Little attention has been given to the nature of the war between Assad and extremist groups. The lack of ground battles between Assad forces and ISIS in territories controlled by ISIS has catalysed anti-Assad conspiracies of direct cooperation. The barrel bombs thrown by Assad’s air force on residential areas are yet to hit ISIS headquarters—which are covered in black banners and easy to spot.
Without endorsing such conspiracies, Assad’s military and diplomatic strategies leave enough room for speculation regarding Assad’s strategic intent on reducing the revolution to a war and the war to a war against extremists.
In early 2014, reports emerged from western intelligence agencies that the Syrian regime had funded and co-operated with al-Qaeda in a complex double game. This was what they alleged was happening back when rebels were on the outskirts of Damascus.
One of the most obvious fields of co-operation between the two sides is oil and gas trade.

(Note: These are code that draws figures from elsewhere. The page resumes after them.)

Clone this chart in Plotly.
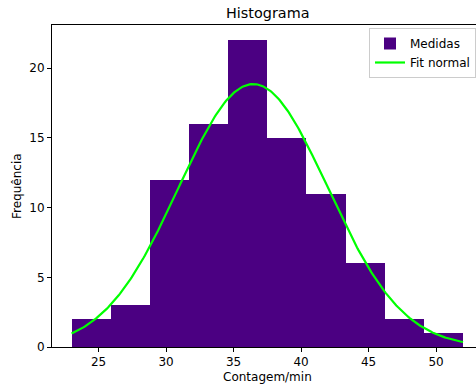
import numpy as np
import plotly.graph_objects as go

# Histogram data (bin edges and counts)
bin_edges = [23.0, 25.9, 28.8, 31.7, 34.6, 37.5, 40.4, 43.3, 46.2, 49.1, 52.0]
counts = [2, 3, 12, 16, 22, 15, 11, 6, 2, 1]

# Normal fit parameters
fit_mean = 36.45
fit_std = 5.52

x_ticks = [25, 30, 35, 40, 45, 50]
y_ticks = [0, 5, 10, 15, 20]

edges = np.array(bin_edges)
centers = (edges[:-1] + edges[1:]) / 2
widths = np.diff(edges)
n_total = sum(counts)
bw = widths.mean()

xs = np.linspace(edges[0], edges[-1], 300)
pdf = np.exp(-0.5 * ((xs - fit_mean) / fit_std) ** 2) / (fit_std * np.sqrt(2 * np.pi))
ys = pdf * n_total * bw

FONT = "DejaVu Sans"
W, H = 476, 385
L, R, T, B = 52, 0, 25, 38
pw = W - L - R
ph = H - T - B

fig = go.Figure()
fig.add_trace(go.Bar(
    x=centers, y=counts, width=widths, name="Medidas",
    marker=dict(color="#4B0082", line=dict(width=0)),
))
fig.add_trace(go.Scatter(
    x=xs, y=ys, mode="lines", name="Fit normal",
    line=dict(color="#00FF00", width=2.2),
))

x0 = 21.55
x1 = x0 + pw / 13.5
fig.update_layout(
    width=W, height=H,
    margin=dict(l=L, r=R, t=T, b=B, autoexpand=False),
    paper_bgcolor="white", plot_bgcolor="white",
    font=dict(family=FONT, size=12, color="black"),
    showlegend=True,
    legend=dict(
        x=(369 - L) / pw, y=(H - B - 28) / ph, xanchor="left", yanchor="top",
        bgcolor="rgba(255,255,255,0.8)", bordercolor="#cccccc", borderwidth=1,
        font=dict(family=FONT, size=12, color="black"),
        tracegroupgap=0, itemwidth=30,
    ),
    bargap=0,
    xaxis=dict(
        range=[x0, x1], tickvals=x_ticks, ticks="outside", ticklen=4,
        tickcolor="black", showgrid=False, zeroline=False,
        showline=True, linecolor="black", linewidth=1, mirror=True,
        tickfont=dict(family=FONT, size=12), automargin=False,
    ),
    yaxis=dict(
        range=[0, 23.1], tickvals=y_ticks, ticks="outside", ticklen=4,
        tickcolor="black", showgrid=False, zeroline=False,
        showline=True, linecolor="black", linewidth=1,
        tickfont=dict(family=FONT, size=12), automargin=False,
    ),
    annotations=[
        dict(text="Histograma", xref="paper", yref="paper",
             x=(267 - L) / pw, y=(H - B - 13) / ph, xanchor="center", yanchor="middle",
             showarrow=False, font=dict(family=FONT, size=14.4)),
        dict(text="Contagem/min", xref="paper", yref="paper",
             x=(267 - L) / pw, y=(H - B - 377) / ph, xanchor="center", yanchor="middle",
             showarrow=False, font=dict(family=FONT, size=12)),
        dict(text="Frequência", xref="paper", yref="paper",
             x=(17 - L) / pw, y=(H - B - 186) / ph, xanchor="center", yanchor="middle",
             textangle=-90, showarrow=False, font=dict(family=FONT, size=12)),
    ],
)

fig.write_html("out.html", config={"displayModeBar": False},
               post_script="document.body.style.margin='0';")
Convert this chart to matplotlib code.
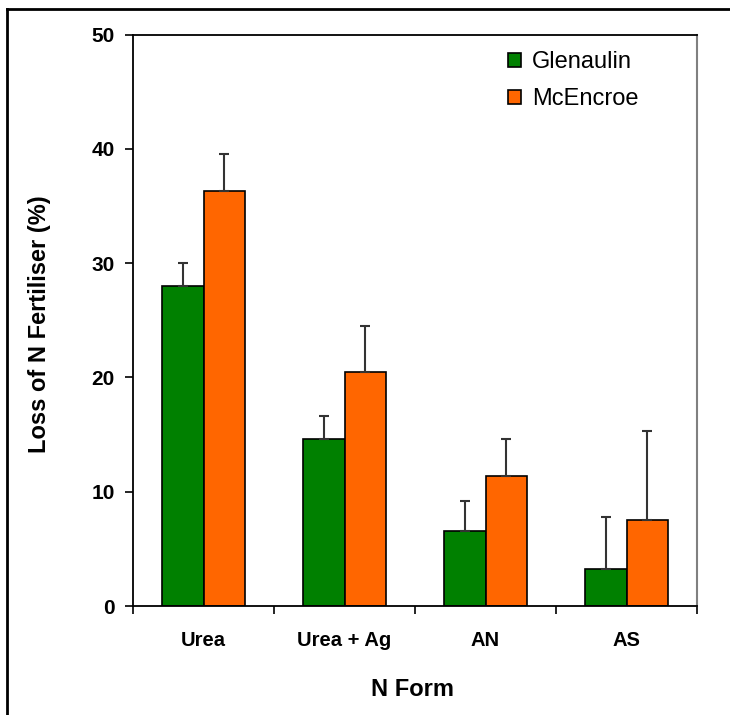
import numpy as np
import matplotlib
matplotlib.use("Agg")
import matplotlib.pyplot as plt
from matplotlib.lines import Line2D

plt.rcParams['font.family'] = ['Liberation Sans', 'DejaVu Sans']

# data
formas = ['Urea', 'Urea + Ag', 'AN', 'AS']
glenaulin = [28.0, 14.6, 6.6, 3.2]
glenaulin_err = [2.0, 2.0, 2.6, 4.6]
mcencroe = [36.3, 20.5, 11.4, 7.5]
mcencroe_err = [3.3, 4.0, 3.2, 7.8]

fig = plt.figure(figsize=(7.3, 7.15), dpi=100)
ax = fig.add_axes([0.1822, 0.1524, 0.7726, 0.7991])

x = np.arange(len(formas))
ancho = 0.294
err_kw = dict(ecolor='#333333', elinewidth=1.5, capsize=3.8, capthick=1.5)

ax.bar(x - ancho / 2, glenaulin, ancho, color='#008000', edgecolor='black',
       linewidth=1.2, label='Glenaulin',
       yerr=[np.zeros(len(x)), glenaulin_err], error_kw=err_kw, zorder=2)
ax.bar(x + ancho / 2, mcencroe, ancho, color='#FF6600', edgecolor='black',
       linewidth=1.2, label='McEncroe',
       yerr=[np.zeros(len(x)), mcencroe_err], error_kw=err_kw, zorder=2)

ax.set_xlim(-0.5, 3.5)
ax.set_ylim(0, 50)
ax.set_yticks([0, 10, 20, 30, 40, 50])
ax.tick_params(axis='y', direction='out', length=6, width=1.2, labelsize=15, pad=7)
for t in ax.get_yticklabels():
    t.set_fontweight('bold')

# ticks between categories, labels at the centres
ax.set_xticks(np.arange(-0.5, 4, 1))
ax.set_xticklabels([])
ax.set_xticks(x, minor=True)
ax.set_xticklabels(formas, minor=True, fontsize=14.5, fontweight='bold')
ax.tick_params(axis='x', which='major', direction='out', length=6, width=1.2)
ax.tick_params(axis='x', which='minor', length=0, pad=18)

for lado in ['left', 'bottom', 'top']:
    ax.spines[lado].set_color('black')
    ax.spines[lado].set_linewidth(1.3)
ax.spines['right'].set_color('#808080')
ax.spines['right'].set_linewidth(1.5)

ax.set_ylabel('Loss of N Fertiliser (%)', fontsize=17, fontweight='bold')
ax.yaxis.set_label_coords(51 / 730, 1 - 324 / 715, transform=fig.transFigure)
ax.set_xlabel('N Form', fontsize=17, fontweight='bold')
ax.xaxis.set_label_coords(413 / 730, 1 - 690 / 715, transform=fig.transFigure)
ax.xaxis.label.set_verticalalignment('center')

ax.legend(loc='upper left', bbox_to_anchor=(0.628, 1.008), frameon=False,
          fontsize=17, handlelength=0.55, handleheight=0.55,
          handletextpad=0.45, labelspacing=0.62)

# marco exterior (solo izquierda y arriba visibles)
fig.add_artist(Line2D([7 / 730, 7 / 730], [0, 1 - 9 / 715], color='black', lw=2,
                      transform=fig.transFigure))
fig.add_artist(Line2D([7 / 730, 1], [1 - 9 / 715, 1 - 9 / 715], color='black', lw=2,
                      transform=fig.transFigure))

fig.savefig('out.png', dpi=100)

ISIS and the al-Qaeda affiliate, al-Nusra Front, occupied several major oil fields in Syria. The extremist groups had to sell their oil, and the only available buyer was across the battlefront. In March 2013, al-Nusra Front seized control of significant oil fields in the eastern province of Deir al-Zour. Since then, al-Nusra has managed to sell oil for millions of dollars to help fund its operations.
According to a report in The Telegraph, an intelligence source from western secret services said that, “the regime was paying al-Nusra to protect oil and gas pipelines under al-Nusra’s control in the north and east of the country, and is also allowing the transport of oil to regime-held areas”. To be fair, the same source admitted that the relationship between Assad and extremist groups is hostile but opportunistic. The Times quoted Robin Mills, from Manaar Energy in Dubai, suggesting that the group is directly doing business with the regime.
...
Other than the oil trade, one supposed act of kindness by the Syrian regime in the early days of the Syrian revolution was actually a strategic step to empower extremist groups over the democratic mobilisation in Syrian towns and cities. Assad strategically released prisoners affiliated with extremist groups, and they are now leading rebel groups such as al-Nusra and Ahrar al-Sham.
Numerous leading Syrian fighters in the current war had already fought in Iraq. Islamist extremists did not come out of the blue, nor were they parachuted in from Gulf countries. They were given grounds to mobilise, organise, and go fight in Iraq by the Syrian regime at a time when Assad felt that he was next after Saddam Hussein. After toppling Saddam, “Bush thinks the war in Iraq has ended”, Bashar said, “but we believe it has just started”. Afterwards, fatwas all over Syria were issued urging Syrians—Muslims of course—to go fight in Iraq against the Americans and their allies.
At that time, busloads carried new jihadists from Syria to Iraq, from the Damascus International Exhibition across the Iraqi borders. This, logistically, couldn’t have happened without the consent of the last Baathist regime in the region that was desperate to survive a “new Middle East,” as Condoleezza Rice once averred. Cities across Syria mobilised under the banner of Islam.
Mohammed Habash, a Syrian scholar and politician, interviewed Sheikh Abu Al Qaaqaa Qul Agassi, who galvanised Aleppo’s young men with his scorching speeches in Al Sakhur Mosque. After mobilising men in Aleppo, he led military training at the same mosque. He was later supported by Major General Dib Zaitoun, chief of intelligence in Syria, to go with his men and fight over the borders.
Habash claims that Zaitoun himself admitted that he personally facilitated Abu al Qaaqaa’s trip to Afghanistan. The role that the Syrian regime played in making the life of the Americans in Iraq a living hell is perceived by Zaitoun as one of “Syrian security’s shining successes”.
Returning from Iraq disillusioned and devastated from a losing war, Syrian fighters were imprisoned en masse and put in torture chambers, and their earlier hatred towards the west turned into hatred towards the Syrian regime.
Years after the war in Iraq, the Sednaya prison in the North of Damascus became the hub of jihadist movements. In 2008, the prisoners started a major rebellion that lasted for months, with dozens of casualties and hostages.
Those same 'rebels' were later freed by the regime at the beginning of the peaceful revolution of the Syrian people. Zahran Aloush, Hassan Abboud, Ahmad Issa Al Sheikh, Abu Mohammed Al Joulani and Abu Huzaifa Al Daeshi—now leaders of Syria’s major rebel groups—all had their spell in the Islamist cells of Baathist prisons.
Even if the regime did not directly plan their reemergence as leaders of extremist rebels in the war, Assad at least knew that these fighters would be soon fighting his forces, as well as eradicating what was left of the poorly armed revolutionaries.
Syria Air Force intelligence chief General Jamil Hasad, who defected in 2011, told Michael D. Weiss that the “[infiltrated] jihadist groups and brigades were very useful for the regime because they provided a justification for the regime’s insistence on a military solution, and provided some legitimacy under the cover of the War on Terror”.